同样,就国务院和最高人民法院的关系来看,国务院接受中央部署负责办法的制定,将中央的改革意图认真贯彻,努力使改革的目标在办法中实现。但是由于其本身的工作职责除了在诉讼费用缴纳和退费由国务院财政部门负责方面有所涉及之外,与诉讼费用没有太大关系,对该领域并不熟悉,不具有最高人民法院所拥有的文化资本,使得国务院法制办在行使立法权之时,必须与最高人民法院保持顺畅的沟通,获得支持和协助。这使得国务院在客观上会受到最高人民法院某种程度的制约。当遇到有争议的问题时,国务院一方面坚持贯彻中央的改革意图,不能完全为最高人民法院的意见所左右,另一方面需要对最高人民法院的意见选择性接受,不能完全否定最高人民法院的意见。因此,最高人民法院与国务院的关系也不仅仅是协助与被协助关系,最高人民法院可以依据所具有的文化资本影响国务院的立法活动,这种影响在上图中用短划线箭头表示。
四、立法场域的权力的竞争及行动者的策略
也就是布迪厄对进行场域分析的第三点要求“即必须分析行动者的惯习,亦即千差万别的性情倾向系统”{1}行动者在各自的位置上,依据拥有的不同资本,运用权力和惯习在场域中展开竞争。在竞争中所采用的策略则是依据所拥有的权力和形成的关系而作出的。法院与社会乃至中央在改革的目标上初衷大相径庭,“法院认为《人民法院诉讼收费办法》的收费标准太低,应当提高,而社会各界认为收费标准太高,要降低。”{6}可以说行动者之间从改革之初到办法的制定过程中,到最后颁布始终存在较大分歧,他们如何克服分歧,达成一致,形成我们现在看到的《办法》,借助“惯习”概念可以帮助我们理解行动者在场域中的行为,也就是说行动者如何根据社会结构在场域中的体现采取某种行动策略,以往实践中积累的经验如何影响行动者的行动,并进而对以后的行动产生影响。
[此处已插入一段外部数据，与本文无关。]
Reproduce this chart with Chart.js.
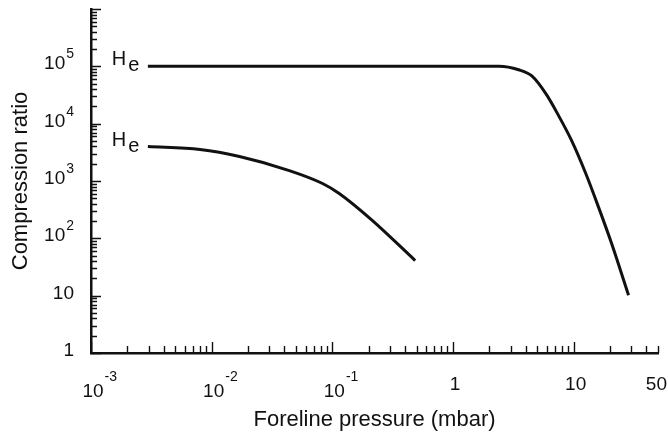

在《办法》的制定过程中,中央的行动主要包括:在立法主体的确定方面,由“中央部署”国务院负责制定《办法》。在改革论证方面,中央在作出改革诉讼费用制度的决定之前,征求最高人民法院的意见。“2005年,最高人民法院正式向中央报送了关于司法体制改革的意见。在报送的意见中,对修改诉讼收费办法,我们确定了几条基本原则”“报告提交后,中央政法委曾三次征求法院意见,决定修订《人民法院诉讼收费办法》。”。{6}在《办法》的制定过程方面,在《办法》迟迟不能出台的情况下中央“催得比较紧”{6}。中央采取了多种策略,这些策略的采用无一不是社会结构与以往实践经验的体现,同时针对这些策略,其他两者采取了相应的策略,最终影响场域的结构变化,也影响了场域的再生产。在我国现行的政治体制中,中央的领导地位使其必须从全局和整体的高度考虑改革的效果和目标的实现程度,在法律尚未对《办法》的制定主体有明确规定的情况下,中央采取“部署”的方式,将《办法》交给国务院制定,以避免可能出现的保护部门利益的现象。同时又多次征求最高院的意见以示重视。这是我国的政治社会结构要求行动者必须作出的决定,是外部结构内化于心智的一个明证。同时,采取这样的策略既是以往经验在身体层面、在行动层面的体现,也建构着以后的行动策略,此次的行动策略为下次行动提供了经验,影响着下次策略的形成。同样地,“催得比较紧”的策略的采用,也是多种因素内化在身体和行动的表现。我国目前的财政状况无法使法院的经费完全由中央财政支付,出现上文中提到的两难境地,使得中央无法完全按照改革最初的目的来强制推行,只能采取催促的方法。对于降低小额诉讼的费用,提高大额诉讼费用的新规定,部分实现改革的目标,采取默许的策略(或许有关争议在报道中没有反映出来,不过最终颁布的《办法》就是这样的)。但在另一方面,在最高人民法院采取拖延时间讨价还价的策略时,改革又不得不继续和推进,因此中央的策略是“催得比较紧”。另外,行政的特点决定政令的畅通不仅靠权力主体的强力推进,还需要权力对象的配合和支持,特别是在可能损害权力对象的利益时,更加需要考虑权力运作的方式以及决策最终的效果。单纯依靠强力未必能够保证政令的有效贯彻,从长远来看,还非常不利于以后的政令执行。“即使是当关系网络中的一个行动者和某群体,作为该网络的主要统治者,试图控制整个网络的其他行动者,该网络中的权力关系也不可能采取单项的和单一维度的结构。”{3}因此,“催得比较紧”的策略是行动者在多种因素权衡之后的合理选择,此时的行动者的行为恰好符合布迪厄的论述,即既不是如能动主义者所言完全遵循理性,也不是结构主义者认为的在社会结构面前完全无所作为,而是“合情合理”{1}的。